Senna was not the most successful driver in the series, although he did win three world titles and a total of 41 races. Well before him there had been Juan Manuel Fangio, who won five world titles in the 1950s. Then there was Alain Prost, Senna’s great rival, who won four titles and 10 more victories overall than the Brazilian. Then came the reign of Michael Schumacher, who captured seven titles, 91 victories and 68 pole positions, to Senna’s 65.
But Senna’s personality and character transcended his results. Three million Brazilians filled the streets of São Paulo to mourn him at his funeral, and the Brazilian government declared three days of public mourning.
Two decades later, the driver’s attraction has lived on.

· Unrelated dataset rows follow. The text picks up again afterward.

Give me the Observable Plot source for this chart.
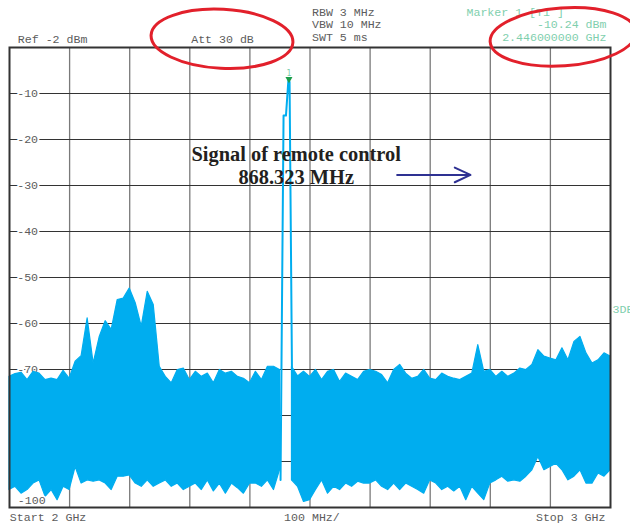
<!DOCTYPE html>
<html>
<head>
<meta charset="utf-8">
<script src="https://cdn.jsdelivr.net/npm/d3@7"></script>
<script src="https://cdn.jsdelivr.net/npm/@observablehq/plot@0.6"></script>
<style>
  html, body { margin: 0; padding: 0; background: #fff; }
  #chart svg { display: block; }
</style>
</head>
<body>
<div id="chart"></div>
<script>
// ---- Data ----
const freqMHz = [
  2000,2010,2020,2030,2040,2050,2060,2070,2080,2090,
  2100,2110,2120,2130,2140,2150,2160,2170,2180,2190,
  2200,2210,2220,2230,2240,2250,2260,2270,2280,2290,
  2300,2310,2320,2330,2340,2350,2360,2370,2380,2390,
  2400,2410,2420,2430,2440,2450,2460,2470,2480,2490,
  2500,2510,2520,2530,2540,2550,2560,2570,2580,2590,
  2600,2610,2620,2630,2640,2650,2660,2670,2680,2690,
  2700,2710,2720,2730,2740,2750,2760,2770,2780,2790,
  2800,2810,2820,2830,2840,2850,2860,2870,2880,2890,
  2900,2910,2920,2930,2940,2950,2960,2970,2980,2990,
  3000
];
// upper edge of the noise trace (dBm)
const traceTop = [
  -71.6,-71.0,-70.7,-72.3,-70.5,-70.9,-72.3,-72.0,-72.3,-70.3,
  -72.0,-68.3,-67.1,-58.9,-68.7,-63.0,-59.5,-61.4,-54.9,-54.6,
  -52.4,-55.6,-60.7,-53.1,-56.0,-69.4,-71.6,-73.0,-70.1,-69.8,
  -72.3,-70.5,-71.6,-70.9,-73.0,-70.1,-70.9,-70.5,-71.6,-72.0,
  -73.0,-70.5,-72.3,-69.4,-69.4,-70.1,null,-69.4,-71.5,-70.5,
  -71.6,-70.1,-72.3,-70.5,-70.1,-72.7,-70.9,-71.6,-72.3,-70.5,
  -70.1,-70.5,-71.2,-73.0,-70.1,-69.0,-70.9,-72.0,-71.6,-70.1,
  -72.0,-72.3,-70.9,-71.6,-72.0,-72.3,-71.6,-70.9,-64.7,-70.5,
  -70.1,-71.6,-70.5,-71.6,-70.9,-69.8,-70.1,-69.0,-65.8,-67.2,
  -67.6,-68.0,-65.4,-68.0,-64.0,-62.9,-66.5,-68.7,-68.0,-66.5,
  -67.2
];
// lower edge of the noise trace (dBm)
const traceBottom = [
  -96.2,-95.5,-97.0,-96.2,-94.8,-94.1,-97.7,-96.2,-98.4,-95.5,
  -96.2,-91.2,-94.8,-94.1,-94.4,-94.1,-94.8,-96.2,-93.3,-93.3,
  -93.0,-94.8,-95.5,-94.1,-95.5,-94.8,-94.1,-95.5,-94.8,-96.2,
  -95.5,-94.8,-96.2,-94.1,-96.5,-94.8,-97.0,-94.8,-95.8,-97.0,
  -94.8,-94.8,-95.5,-94.1,-96.2,-91.9,null,-94.1,-95.5,-98.8,
  -98.4,-96.2,-94.1,-97.0,-95.5,-96.2,-94.8,-95.5,-94.4,-94.8,
  -94.8,-94.1,-95.5,-96.2,-94.8,-96.2,-94.8,-95.5,-96.2,-97.0,
  -94.1,-94.8,-96.2,-95.5,-96.5,-95.5,-98.4,-95.5,-97.0,-98.4,
  -94.8,-94.1,-93.3,-94.4,-94.1,-94.4,-93.3,-91.9,-89.0,-91.9,
  -91.2,-90.5,-91.9,-94.1,-93.3,-91.9,-94.8,-94.8,-92.6,-93.3,
  -91.9
];
// the carrier peak
const peakFreq  = [2451, 2452.5, 2456, 2460, 2464, 2466, 2470, 2471];
const peakLevel = [-94, -70, -14.8, -14.8, -7.2, -7.5, -70, -94];
const markerFreq = [2465];
const markerLevel = [-7.2];

const xGrid = [2100,2200,2300,2400,2500,2600,2700,2800,2900];
const yGrid = [-10,-20,-30,-40,-50,-60,-70,-80,-90];
const yTickLabels = [-10,-20,-30,-40,-50,-60,-70,-80,-90,-100];

const headerLeft = ["Ref -2 dBm", "Att 30 dB"];
const sweepSettings = ["RBW 3 MHz", "VBW 10 MHz", "SWT 5 ms"];
const markerInfo = ["Marker 1 [T1 ]", "-10.24 dBm", "2.446000000 GHz"];
const footer = ["Start 2 GHz", "100 MHz/", "Stop 3 GHz"];
const sideLabel = ["3DB"];
const annotationLines = ["Signal of remote control", "868.323 MHz"];

// ---- Build ----
const rows = freqMHz.map((f, i) => ({f, top: traceTop[i], bottom: traceBottom[i]}));
const peak = peakFreq.map((f, i) => ({f, level: peakLevel[i]}));
const marker = markerFreq.map((f, i) => ({f, level: markerLevel[i]}));
const annotation = [{f: 2477, level: -29.57, text: annotationLines.join("\n")}];
const arrowSpec = [{x1: 2645, x2: 2767, y: -27.7}];
const circled = [
  {f: 2354.4, level: 1.78, rx: 71, ry: 29.5, rot: 3},
  {f: 2921.8, level: 2.2, rx: 73, ry: 29, rot: -4}
];

const mono = "Liberation Mono, DejaVu Sans Mono, monospace";
const gray = "#5c5c5c";
const green = "#7fcfae";
const cyan = "#00adef";
const fs = 11.6;
const monoText = {fontFamily: mono, fontSize: fs, fill: gray, lineAnchor: "bottom", textAnchor: "start"};

function redEllipses(index, scales) {
  const g = d3.create("svg:g");
  for (const e of circled) {
    const cx = scales.x(e.f), cy = scales.y(e.level);
    g.append("ellipse")
      .attr("cx", 0).attr("cy", 0).attr("rx", e.rx).attr("ry", e.ry)
      .attr("transform", `translate(${cx},${cy}) rotate(${e.rot})`)
      .attr("fill", "none").attr("stroke", "#e2202b").attr("stroke-width", 3);
  }
  return g.node();
}

const chart = Plot.plot({
  width: 630,
  height: 524,
  marginTop: 47,
  marginBottom: 17,
  marginLeft: 9,
  marginRight: 20,
  x: {domain: [2000, 3000], axis: null},
  y: {domain: [-100, 0], axis: null},
  style: {background: "#fff", fontFamily: mono},
  marks: [
    Plot.ruleX(xGrid, {stroke: "#7a7a7a", strokeWidth: 1.3}),
    Plot.ruleY(yGrid, {stroke: "#333", strokeWidth: 1.2}),
    Plot.text(yTickLabels.filter(d => d > -100), {
      y: d => d, text: d => String(d), frameAnchor: "left", dx: 7.7,
      textAnchor: "start", lineAnchor: "middle",
      fontFamily: mono, fontSize: fs, fill: gray, stroke: "white", strokeWidth: 4
    }),
    Plot.areaY(rows, {x: "f", y1: "bottom", y2: "top", fill: cyan, stroke: cyan, strokeWidth: 1.2, curve: "linear"}),
    Plot.line(peak, {x: "f", y: "level", stroke: cyan, strokeWidth: 2}),
    Plot.text(yTickLabels.filter(d => d === -100), {
      y: d => d, text: d => String(d), frameAnchor: "left", dx: 8.3, dy: -4,
      textAnchor: "start", lineAnchor: "bottom",
      fontFamily: mono, fontSize: fs, fill: gray, stroke: "white", strokeWidth: 3
    }),
    Plot.frame({stroke: "#333", strokeWidth: 2}),
    // marker
    Plot.dot(marker, {x: "f", y: "level", symbol: "triangle", rotate: 180, r: 2.6, fill: "#1c9e4a", dy: -1.5}),
    Plot.text(marker, {x: "f", y: "level", text: () => "1", dy: -4.5, lineAnchor: "bottom", fontSize: 8, fontFamily: "DejaVu Sans", fill: green}),
    // header
    Plot.text([headerLeft[0]], {...monoText, frameAnchor: "top-left", dx: 8.3, dy: -4.5}),
    Plot.text([headerLeft[1]], {...monoText, frameAnchor: "top-left", dx: 181.7, dy: -4.5}),
    Plot.text([sweepSettings.join("\n")], {...monoText, frameAnchor: "top-left", dx: 302.5, dy: -6.5, lineHeight: 1.08}),
    Plot.text([markerInfo[0]], {...monoText, fill: green, frameAnchor: "top-left", dx: 457, dy: -31.5}),
    Plot.text([markerInfo.slice(1).join("\n")], {...monoText, fill: green, textAnchor: "end", frameAnchor: "top-right", dx: -4, dy: -6.5, lineHeight: 1.08}),
    // footer
    Plot.text([footer[0]], {...monoText, frameAnchor: "bottom-left", dx: 0.3, dy: 13.5}),
    Plot.text([footer[1]], {...monoText, frameAnchor: "bottom-left", dx: 274.6, dy: 13.5}),
    Plot.text([footer[2]], {...monoText, textAnchor: "end", frameAnchor: "bottom-right", dx: -5, dy: 13.5}),
    Plot.text(sideLabel, {...monoText, fill: green, frameAnchor: "right", dx: 2, dy: 35}),
    // annotation
    Plot.text(annotation, {
      x: "f", y: "level", text: "text", textAnchor: "middle", lineAnchor: "bottom",
      lineHeight: 1.1, fontFamily: "Liberation Serif, Times New Roman, serif",
      fontWeight: "bold", fontSize: 20.4, fill: "#231f20"
    }),
    Plot.arrow(arrowSpec, {x1: "x1", x2: "x2", y1: "y", y2: "y", stroke: "#2e3192", strokeWidth: 2, headLength: 13, headAngle: 50}),
    redEllipses
  ]
});
document.getElementById("chart").appendChild(chart);
</script>
</body>
</html>
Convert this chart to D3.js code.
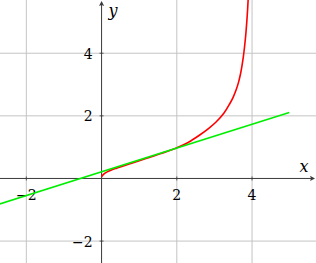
<!DOCTYPE html>
<html><head><meta charset="utf-8">
<script src="https://cdn.jsdelivr.net/npm/d3@7"></script>
<style>html,body{margin:0;padding:0;background:#fff;overflow:hidden}svg{display:block}
text{font-family:"DejaVu Serif",serif;}</style>
</head><body><svg id="c" width="316" height="263"></svg>
<script>
const xDomain = [-2.7, 5.7];
const yDomain = [-2.7, 5.7];
const gridX = [-2, 2, 4];
const gridY = [-2, 2, 4];
const xTickLabels = ["−2", "2", "4"];
const yTickLabels = ["−2", "2", "4"];
const curveX = [0.0, 0.05, 0.15, 0.4, 0.8, 1.2, 1.6, 2.0, 2.3, 2.6, 2.85, 3.05, 3.25, 3.4, 3.5, 3.58, 3.64, 3.69, 3.73, 3.77, 3.8, 3.83, 3.86, 3.88, 3.9];
const curveY = [0.05, 0.13, 0.21, 0.33, 0.49, 0.645, 0.805, 0.98, 1.15, 1.38, 1.6, 1.81, 2.08, 2.37, 2.6, 2.84, 3.07, 3.32, 3.58, 3.9, 4.2, 4.55, 5.0, 5.36, 5.8];
const tangentX = [-2.75, 4.99];
const tangentY = [-0.83, 2.11];

const W = 316, H = 263;
const svg = d3.select("#c");
const x = d3.scaleLinear().domain(xDomain).range([0, W]);
const y = d3.scaleLinear().domain(yDomain).range([H, 0]);

// grid
svg.append("g").selectAll("line").data(gridX).join("line")
  .attr("x1", d => x(d)).attr("x2", d => x(d)).attr("y1", 0).attr("y2", H)
  .attr("stroke", "#c4c4c4").attr("stroke-width", 1);
svg.append("g").selectAll("line").data(gridY).join("line")
  .attr("y1", d => y(d)).attr("y2", d => y(d)).attr("x1", 0).attr("x2", W)
  .attr("stroke", "#c4c4c4").attr("stroke-width", 1);

// axes
const axCol = "#3a3a3a";
svg.append("line").attr("x1", 0).attr("x2", W - 3).attr("y1", y(0)).attr("y2", y(0))
  .attr("stroke", axCol).attr("stroke-width", 1);
svg.append("line").attr("x1", x(0)).attr("x2", x(0)).attr("y1", H).attr("y2", 3)
  .attr("stroke", axCol).attr("stroke-width", 1);
svg.append("path").attr("d", `M${W-1},${y(0)} L${W-6},${y(0)-2.6} L${W-5},${y(0)} L${W-6},${y(0)+2.6}Z`).attr("fill", axCol);
svg.append("path").attr("d", `M${x(0)},1 L${x(0)-2.6},6 L${x(0)},5 L${x(0)+2.6},6Z`).attr("fill", axCol);

// tick marks
svg.append("g").selectAll("line").data(gridX).join("line")
  .attr("x1", d => x(d)).attr("x2", d => x(d)).attr("y1", y(0) - 2).attr("y2", y(0) + 2)
  .attr("stroke", axCol).attr("stroke-width", 0.8);
svg.append("g").selectAll("line").data(gridY).join("line")
  .attr("y1", d => y(d)).attr("y2", d => y(d)).attr("x1", x(0) - 2).attr("x2", x(0) + 2)
  .attr("stroke", axCol).attr("stroke-width", 0.8);

// tick labels
svg.append("g").selectAll("text").data(gridX).join("text")
  .attr("x", d => x(d)).attr("y", y(0) + 21.5)
  .attr("text-anchor", "middle").attr("font-size", 14)
  .attr("fill", "#000").text((d, i) => xTickLabels[i]);
svg.append("g").selectAll("text").data(gridY).join("text")
  .attr("x", x(0) - 9).attr("y", d => y(d) + 5.5)
  .attr("text-anchor", "end").attr("font-size", 14)
  .attr("fill", "#000").text((d, i) => yTickLabels[i]);

// axis labels
svg.append("text").attr("x", 304).attr("y", 172).attr("text-anchor", "middle")
  .attr("font-size", 16).attr("font-style", "italic").text("x");
svg.append("text").attr("x", 113).attr("y", 16).attr("text-anchor", "middle")
  .attr("font-size", 16).attr("font-style", "italic").text("y");

// curves
const line = d3.line().x(d => x(d[0])).y(d => y(d[1])).curve(d3.curveCatmullRom.alpha(0.5));
svg.append("path").datum(curveX.map((v, i) => [v, curveY[i]]))
  .attr("d", line).attr("fill", "none").attr("stroke", "#ff0000").attr("stroke-width", 1.6);
svg.append("path").datum(tangentX.map((v, i) => [v, tangentY[i]]))
  .attr("d", d3.line().x(d => x(d[0])).y(d => y(d[1]))).attr("fill", "none")
  .attr("stroke", "#00ee00").attr("stroke-width", 1.6);
</script></body></html>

The Ayrton Senna Institute, a Brazilian nonprofit organization founded after his death to promote public education for children and youth, said that in 2012 Senna’s brand was worth $9.6 million in sublicense agreements.
More than 600,000 people mentioned Senna on social media in the first half of 2013
Two recent studies by a sports marketing research firm, Repucom — one focusing on Senna and the other addressing views of current drivers — offer evidence of Senna’s enduring appeal.
“Nearly 20 years after his death, Senna remains very alive in the minds of both fans and the general public,” the researchers noted in the Senna study, which was published in December. “In the first half of 2013, more than 600,000 people in key Latin America and European markets mentioned him on social media such as Twitter and Facebook. In fact, more people in the Americas and Europe mention Ayrton Senna than any other Formula One driver — including current stars Sebastian Vettel and Felipe Massa.”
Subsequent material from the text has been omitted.